Tuesday, October 24, 2017

A Man Called Ove by Fredrik Backman

Love, love, love this book. But I also hated it because it made me cry. 

I knew it was going to be a really sad book from the very first bit. What else can you expect when all the main character wants to do is kill himself? 

You absolutely have to love Ove. Every quality is perfect in him. He is stubborn to the point where you can't help but laugh at him. The whole time I was reading, I just wanted to hug Ove, knowing he'd hate it so much. 

I read the back of the book and assumed it would be like Up, minus the floating house and stuff, but it was so much more. Ove was more: more grumpy, more frustrated, more stubborn, more sad, more loving, and more lovable. 

The book also had this horribly great dark humor to it; Ove couldn't successfully commit suicide. He wouldn't do something right or a neighbor would interrupt him. And he'd try his best to ignore them or scare them off, but he couldn't because he had a great family surrounding him. 

I loved how Backman did the story: every once in a while he'd take his readers back to provide more of Ove's story, making us even sadder as we realized all that he went through. This backstory was very well spread out so that we were never over- or underwhelmed by his past but received information relevant to the current going-ons. 

This book ended just as I would've wanted it too: Ove's natural death and a man just like him and his wife move into his house. I love that. It's just perfect and I think Ove would appreciate that. 

I also really enjoyed Rune and Ove's relationship. Some days they got along just fine, but one little thing would would set them off again to where they wouldn't speak to each other for years. I enjoyed that we got glimpses of their friendship: enough to answer our questions but still have us wanting mrore of their interactions. And when it counted the most, Ove was right there for Rune, doing whatever he could to beat the men in white suits. 

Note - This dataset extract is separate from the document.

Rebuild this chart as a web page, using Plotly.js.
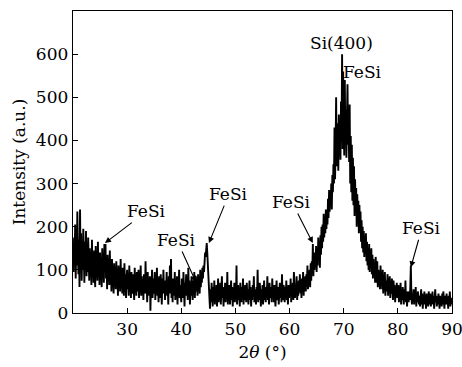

I think that was an interesting theme throughout. I'm sure someone with more knowledge could make some great political discussion on those "men in white suits," but I'll leave that to someone else. I loved that Ove kept saying that those men could not be beat, and we saw that as Ove continued to lose against them: until the end. Ove won and he won in a big way, with the help of his neighbors, of course. 

Overall, this is a beautiful story of living life with there around you, standing up for your beliefs and your friends, and forgiving those who have wronged you. I definitely will read this again.